(TASK TO CARRY OUT): Each line in the material below, starting at the one with "Write the Apache ECharts code for this chart." and ending at the one with "10: 14, 11: 24", is to be reproduced exactly; no picture is to be copied.

(RECORDS PROVIDED):
═══
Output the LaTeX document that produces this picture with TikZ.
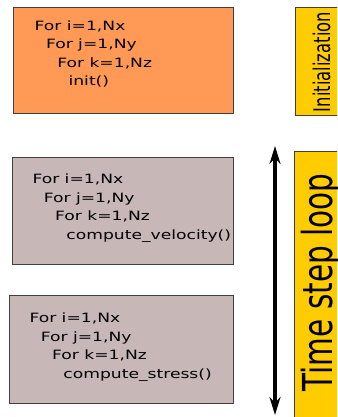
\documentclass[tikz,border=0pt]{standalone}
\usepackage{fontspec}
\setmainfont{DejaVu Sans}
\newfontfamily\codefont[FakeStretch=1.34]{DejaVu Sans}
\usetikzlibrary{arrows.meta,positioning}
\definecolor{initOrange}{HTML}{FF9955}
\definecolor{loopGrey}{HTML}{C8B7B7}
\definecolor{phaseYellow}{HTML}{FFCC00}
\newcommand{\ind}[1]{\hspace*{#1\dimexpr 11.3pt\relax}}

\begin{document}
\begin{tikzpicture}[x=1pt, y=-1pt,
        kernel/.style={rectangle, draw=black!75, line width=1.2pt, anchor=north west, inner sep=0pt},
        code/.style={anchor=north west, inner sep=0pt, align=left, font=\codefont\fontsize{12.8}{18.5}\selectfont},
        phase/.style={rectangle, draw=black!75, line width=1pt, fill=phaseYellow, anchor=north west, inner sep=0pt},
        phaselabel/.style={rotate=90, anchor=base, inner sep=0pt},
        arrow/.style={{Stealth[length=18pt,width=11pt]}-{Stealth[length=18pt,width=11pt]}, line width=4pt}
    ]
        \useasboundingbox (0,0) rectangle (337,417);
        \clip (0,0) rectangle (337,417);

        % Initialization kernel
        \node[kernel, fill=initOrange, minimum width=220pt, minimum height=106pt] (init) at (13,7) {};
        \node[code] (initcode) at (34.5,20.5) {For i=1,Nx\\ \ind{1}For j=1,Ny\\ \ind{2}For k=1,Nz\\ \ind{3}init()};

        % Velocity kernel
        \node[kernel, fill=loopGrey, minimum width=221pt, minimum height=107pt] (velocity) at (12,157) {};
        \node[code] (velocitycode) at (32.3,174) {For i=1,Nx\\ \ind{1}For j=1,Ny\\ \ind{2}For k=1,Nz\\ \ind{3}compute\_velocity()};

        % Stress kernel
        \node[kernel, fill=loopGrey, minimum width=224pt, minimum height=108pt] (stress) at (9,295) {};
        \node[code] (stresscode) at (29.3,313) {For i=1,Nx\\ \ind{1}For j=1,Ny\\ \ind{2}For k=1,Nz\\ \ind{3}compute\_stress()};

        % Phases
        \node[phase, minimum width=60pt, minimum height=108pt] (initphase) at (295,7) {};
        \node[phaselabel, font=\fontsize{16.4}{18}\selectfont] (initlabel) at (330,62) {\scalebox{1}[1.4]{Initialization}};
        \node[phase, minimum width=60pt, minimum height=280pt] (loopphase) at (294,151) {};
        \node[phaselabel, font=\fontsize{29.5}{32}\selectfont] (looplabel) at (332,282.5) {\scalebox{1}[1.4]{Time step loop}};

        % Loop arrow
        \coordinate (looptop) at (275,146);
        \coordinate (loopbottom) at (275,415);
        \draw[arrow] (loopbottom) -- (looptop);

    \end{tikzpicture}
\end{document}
═══
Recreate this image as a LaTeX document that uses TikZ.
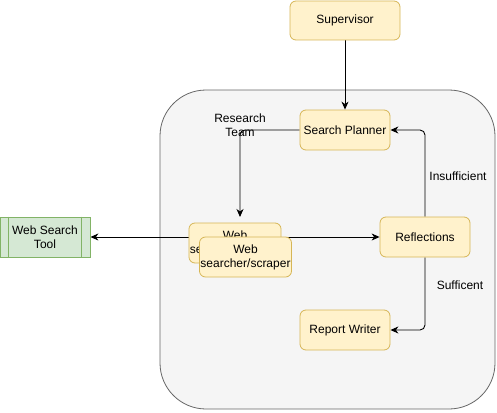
═══
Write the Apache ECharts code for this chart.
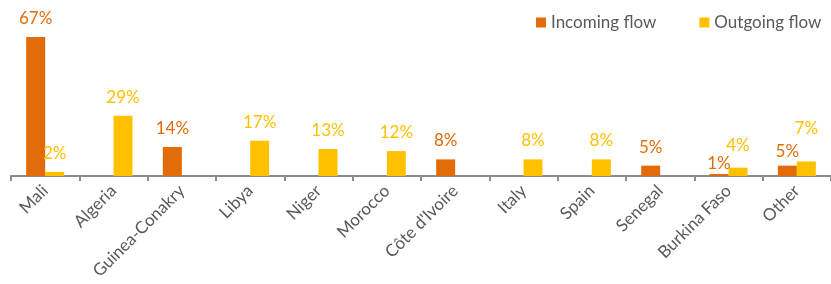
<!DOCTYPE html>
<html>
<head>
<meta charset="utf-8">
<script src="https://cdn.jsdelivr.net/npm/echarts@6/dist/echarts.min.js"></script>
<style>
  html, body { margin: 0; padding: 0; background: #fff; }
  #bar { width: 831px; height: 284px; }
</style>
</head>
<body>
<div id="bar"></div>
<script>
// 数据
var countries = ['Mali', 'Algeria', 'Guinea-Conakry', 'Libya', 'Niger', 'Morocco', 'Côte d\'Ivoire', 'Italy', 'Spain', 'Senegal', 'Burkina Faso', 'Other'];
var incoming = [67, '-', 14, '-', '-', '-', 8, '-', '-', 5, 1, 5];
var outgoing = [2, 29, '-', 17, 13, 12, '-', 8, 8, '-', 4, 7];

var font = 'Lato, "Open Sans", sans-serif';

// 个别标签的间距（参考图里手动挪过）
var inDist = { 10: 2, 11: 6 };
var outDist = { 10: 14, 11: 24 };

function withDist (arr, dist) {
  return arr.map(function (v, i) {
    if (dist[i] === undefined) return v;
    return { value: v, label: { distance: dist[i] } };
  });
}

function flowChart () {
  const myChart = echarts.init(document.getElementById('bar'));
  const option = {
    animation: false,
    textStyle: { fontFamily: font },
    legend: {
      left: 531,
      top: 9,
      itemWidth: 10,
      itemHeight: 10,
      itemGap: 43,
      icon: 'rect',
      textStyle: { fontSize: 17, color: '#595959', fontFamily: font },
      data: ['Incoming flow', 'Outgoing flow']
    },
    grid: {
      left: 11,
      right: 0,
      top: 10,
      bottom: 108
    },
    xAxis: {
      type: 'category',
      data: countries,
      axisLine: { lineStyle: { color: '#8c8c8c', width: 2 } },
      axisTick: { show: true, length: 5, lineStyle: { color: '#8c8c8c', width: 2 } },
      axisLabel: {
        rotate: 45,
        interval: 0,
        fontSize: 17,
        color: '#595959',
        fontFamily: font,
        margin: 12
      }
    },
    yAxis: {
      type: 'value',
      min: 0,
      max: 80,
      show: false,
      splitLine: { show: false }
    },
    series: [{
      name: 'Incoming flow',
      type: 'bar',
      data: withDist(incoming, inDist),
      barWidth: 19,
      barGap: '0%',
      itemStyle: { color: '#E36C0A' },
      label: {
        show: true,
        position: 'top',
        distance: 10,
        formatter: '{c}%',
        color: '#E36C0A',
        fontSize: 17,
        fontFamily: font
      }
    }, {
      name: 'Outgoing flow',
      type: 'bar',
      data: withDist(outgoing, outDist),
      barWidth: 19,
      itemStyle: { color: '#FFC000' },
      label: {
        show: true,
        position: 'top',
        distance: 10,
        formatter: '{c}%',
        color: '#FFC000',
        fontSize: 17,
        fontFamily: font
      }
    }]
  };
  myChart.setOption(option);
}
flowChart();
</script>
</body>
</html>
═══
(RESPONSE TO THIS EXERCISE):
Write the Apache ECharts code for this chart.
<!DOCTYPE html>
<html>
<head>
<meta charset="utf-8">
<script src="https://cdn.jsdelivr.net/npm/echarts@6/dist/echarts.min.js"></script>
<style>
  html, body { margin: 0; padding: 0; background: #fff; }
  #bar { width: 831px; height: 284px; }
</style>
</head>
<body>
<div id="bar"></div>
<script>
// 数据
var countries = ['Mali', 'Algeria', 'Guinea-Conakry', 'Libya', 'Niger', 'Morocco', 'Côte d\'Ivoire', 'Italy', 'Spain', 'Senegal', 'Burkina Faso', 'Other'];
var incoming = [67, '-', 14, '-', '-', '-', 8, '-', '-', 5, 1, 5];
var outgoing = [2, 29, '-', 17, 13, 12, '-', 8, 8, '-', 4, 7];

var font = 'Lato, "Open Sans", sans-serif';

// 个别标签的间距（参考图里手动挪过）
var inDist = { 10: 2, 11: 6 };
var outDist = { 10: 14, 11: 24 };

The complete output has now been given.